Show all lines that include the string "chart"; copy each one.
━━ MATERIAL
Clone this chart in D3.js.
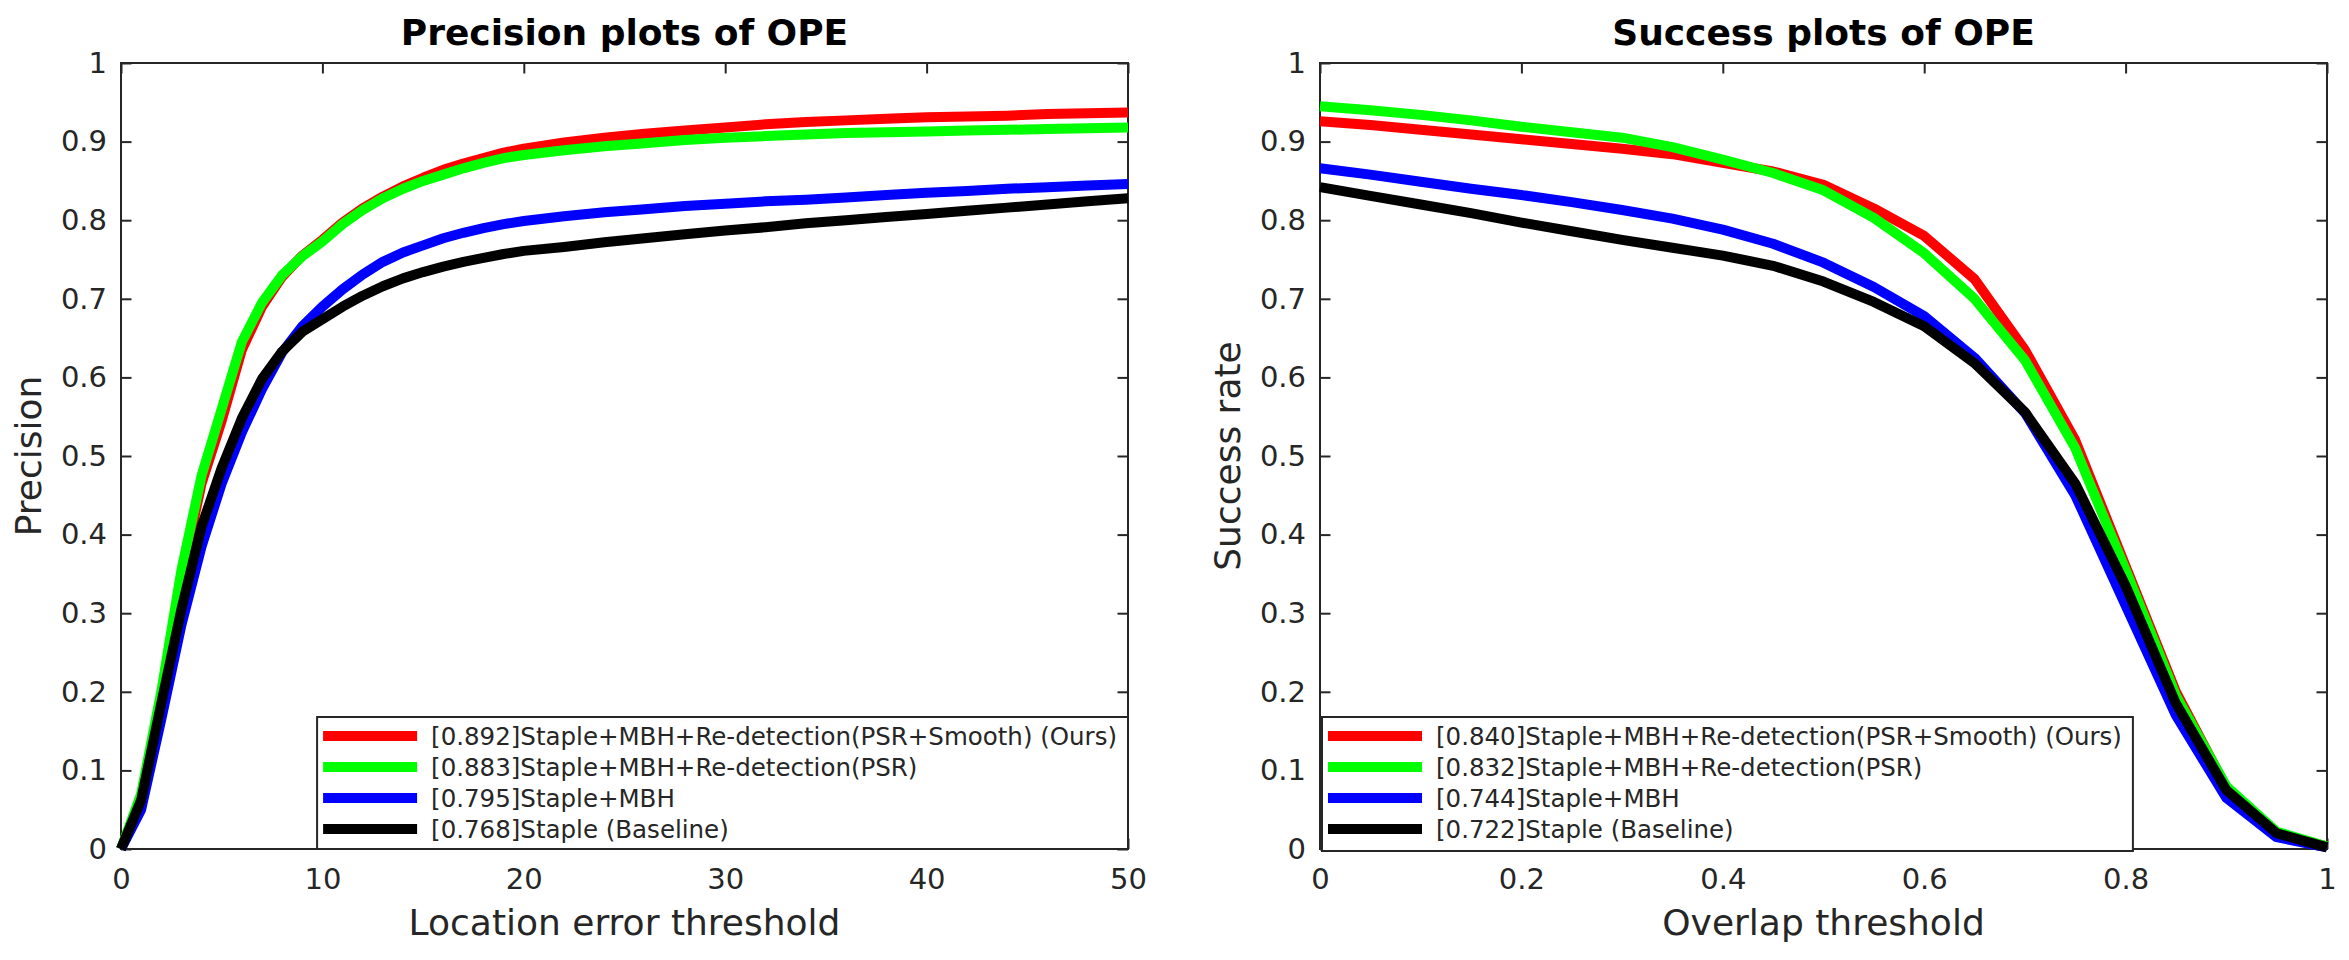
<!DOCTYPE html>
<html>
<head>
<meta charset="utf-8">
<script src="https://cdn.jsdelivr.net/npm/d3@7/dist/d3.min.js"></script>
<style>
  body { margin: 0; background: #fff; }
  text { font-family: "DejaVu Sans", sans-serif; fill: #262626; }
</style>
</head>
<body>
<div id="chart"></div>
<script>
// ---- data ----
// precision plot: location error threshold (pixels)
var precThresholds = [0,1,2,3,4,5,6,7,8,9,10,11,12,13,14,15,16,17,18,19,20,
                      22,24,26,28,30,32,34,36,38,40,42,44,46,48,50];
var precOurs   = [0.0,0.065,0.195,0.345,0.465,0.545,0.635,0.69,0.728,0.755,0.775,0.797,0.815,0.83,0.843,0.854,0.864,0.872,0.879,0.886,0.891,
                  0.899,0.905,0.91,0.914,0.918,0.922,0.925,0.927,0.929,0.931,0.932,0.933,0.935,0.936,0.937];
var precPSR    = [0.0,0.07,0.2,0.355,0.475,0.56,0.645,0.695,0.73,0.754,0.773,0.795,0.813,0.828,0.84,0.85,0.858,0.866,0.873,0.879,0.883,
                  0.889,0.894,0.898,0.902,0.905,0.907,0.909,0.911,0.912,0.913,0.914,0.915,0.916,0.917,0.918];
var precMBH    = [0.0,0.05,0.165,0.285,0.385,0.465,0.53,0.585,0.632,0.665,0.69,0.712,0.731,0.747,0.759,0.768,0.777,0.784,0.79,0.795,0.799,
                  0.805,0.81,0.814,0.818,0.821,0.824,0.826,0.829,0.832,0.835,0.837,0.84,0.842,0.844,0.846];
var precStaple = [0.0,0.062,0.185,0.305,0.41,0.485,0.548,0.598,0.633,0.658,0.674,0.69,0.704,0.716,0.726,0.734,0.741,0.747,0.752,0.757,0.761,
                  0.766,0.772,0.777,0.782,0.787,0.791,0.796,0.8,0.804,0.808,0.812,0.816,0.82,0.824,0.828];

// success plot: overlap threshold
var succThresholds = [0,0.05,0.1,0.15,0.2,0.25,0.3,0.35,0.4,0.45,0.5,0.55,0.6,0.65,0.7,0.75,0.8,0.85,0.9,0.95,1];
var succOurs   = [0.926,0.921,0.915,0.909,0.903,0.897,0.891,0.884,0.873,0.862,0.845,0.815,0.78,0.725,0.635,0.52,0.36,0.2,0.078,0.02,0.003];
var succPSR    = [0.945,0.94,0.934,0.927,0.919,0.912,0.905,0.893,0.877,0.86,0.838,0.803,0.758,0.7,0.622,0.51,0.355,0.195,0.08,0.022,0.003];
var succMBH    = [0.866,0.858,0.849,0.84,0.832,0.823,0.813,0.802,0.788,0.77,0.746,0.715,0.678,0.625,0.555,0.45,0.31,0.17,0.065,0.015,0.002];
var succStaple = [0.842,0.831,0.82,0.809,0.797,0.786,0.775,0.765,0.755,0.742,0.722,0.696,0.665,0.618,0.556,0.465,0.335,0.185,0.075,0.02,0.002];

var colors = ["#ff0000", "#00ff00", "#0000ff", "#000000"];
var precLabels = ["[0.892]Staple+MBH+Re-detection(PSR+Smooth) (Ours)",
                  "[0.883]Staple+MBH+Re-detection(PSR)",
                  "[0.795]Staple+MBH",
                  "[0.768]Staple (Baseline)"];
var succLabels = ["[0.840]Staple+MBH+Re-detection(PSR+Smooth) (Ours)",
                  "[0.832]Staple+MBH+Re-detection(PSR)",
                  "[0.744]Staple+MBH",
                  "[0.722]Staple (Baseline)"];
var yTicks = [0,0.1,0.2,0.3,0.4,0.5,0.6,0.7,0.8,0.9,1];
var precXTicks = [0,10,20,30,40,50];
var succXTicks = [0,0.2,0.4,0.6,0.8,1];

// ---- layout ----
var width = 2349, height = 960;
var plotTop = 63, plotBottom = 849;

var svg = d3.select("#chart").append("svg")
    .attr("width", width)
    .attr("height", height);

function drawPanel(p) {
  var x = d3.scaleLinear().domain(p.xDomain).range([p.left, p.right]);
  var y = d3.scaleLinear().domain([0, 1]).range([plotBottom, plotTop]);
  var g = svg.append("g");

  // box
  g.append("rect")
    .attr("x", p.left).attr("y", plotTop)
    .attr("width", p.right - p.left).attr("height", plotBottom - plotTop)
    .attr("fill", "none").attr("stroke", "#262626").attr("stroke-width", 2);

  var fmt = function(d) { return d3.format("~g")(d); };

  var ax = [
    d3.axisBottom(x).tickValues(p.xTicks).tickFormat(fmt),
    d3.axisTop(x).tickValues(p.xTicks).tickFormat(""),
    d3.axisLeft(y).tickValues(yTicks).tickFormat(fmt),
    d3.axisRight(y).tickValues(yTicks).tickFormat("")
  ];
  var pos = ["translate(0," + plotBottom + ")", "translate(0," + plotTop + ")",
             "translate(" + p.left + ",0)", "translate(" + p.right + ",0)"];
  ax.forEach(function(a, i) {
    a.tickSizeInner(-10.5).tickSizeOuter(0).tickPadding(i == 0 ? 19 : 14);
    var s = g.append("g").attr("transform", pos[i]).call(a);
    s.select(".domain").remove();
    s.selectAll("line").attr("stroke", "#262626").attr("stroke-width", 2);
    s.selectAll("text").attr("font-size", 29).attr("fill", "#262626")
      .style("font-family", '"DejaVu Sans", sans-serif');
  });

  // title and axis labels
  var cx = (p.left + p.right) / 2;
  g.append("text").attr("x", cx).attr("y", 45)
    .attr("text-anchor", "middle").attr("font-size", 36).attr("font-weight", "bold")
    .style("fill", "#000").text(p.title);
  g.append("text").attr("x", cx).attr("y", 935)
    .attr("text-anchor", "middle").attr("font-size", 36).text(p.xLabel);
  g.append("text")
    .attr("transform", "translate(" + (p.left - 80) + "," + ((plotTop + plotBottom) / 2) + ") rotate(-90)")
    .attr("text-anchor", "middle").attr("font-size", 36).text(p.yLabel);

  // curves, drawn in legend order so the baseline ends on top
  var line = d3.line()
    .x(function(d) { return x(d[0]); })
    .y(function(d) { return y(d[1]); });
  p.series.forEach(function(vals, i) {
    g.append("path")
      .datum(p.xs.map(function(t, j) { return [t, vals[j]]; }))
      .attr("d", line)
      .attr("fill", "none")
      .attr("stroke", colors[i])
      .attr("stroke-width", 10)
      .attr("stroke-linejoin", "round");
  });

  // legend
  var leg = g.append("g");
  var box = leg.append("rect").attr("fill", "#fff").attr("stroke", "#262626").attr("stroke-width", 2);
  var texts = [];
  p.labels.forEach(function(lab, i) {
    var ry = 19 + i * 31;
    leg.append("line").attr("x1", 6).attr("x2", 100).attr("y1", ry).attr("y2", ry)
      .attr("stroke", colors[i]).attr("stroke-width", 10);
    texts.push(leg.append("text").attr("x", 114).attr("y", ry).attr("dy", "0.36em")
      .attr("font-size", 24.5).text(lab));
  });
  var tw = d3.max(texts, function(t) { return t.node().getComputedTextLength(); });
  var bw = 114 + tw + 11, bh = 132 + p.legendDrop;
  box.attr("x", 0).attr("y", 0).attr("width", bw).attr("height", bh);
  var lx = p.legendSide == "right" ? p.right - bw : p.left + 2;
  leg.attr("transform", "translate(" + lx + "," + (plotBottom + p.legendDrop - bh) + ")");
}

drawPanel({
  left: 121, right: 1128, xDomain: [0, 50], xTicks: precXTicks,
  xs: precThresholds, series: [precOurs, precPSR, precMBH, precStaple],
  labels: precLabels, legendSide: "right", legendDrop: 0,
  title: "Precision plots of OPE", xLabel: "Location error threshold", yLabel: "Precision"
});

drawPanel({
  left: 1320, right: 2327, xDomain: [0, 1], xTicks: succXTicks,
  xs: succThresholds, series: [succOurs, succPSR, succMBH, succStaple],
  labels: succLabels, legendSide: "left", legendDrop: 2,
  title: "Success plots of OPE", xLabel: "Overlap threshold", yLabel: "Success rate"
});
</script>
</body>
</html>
━━━━
RESPONSE FOR THIS EXERCISE:
Clone this chart in D3.js.
<div id="chart"></div>
var svg = d3.select("#chart").append("svg")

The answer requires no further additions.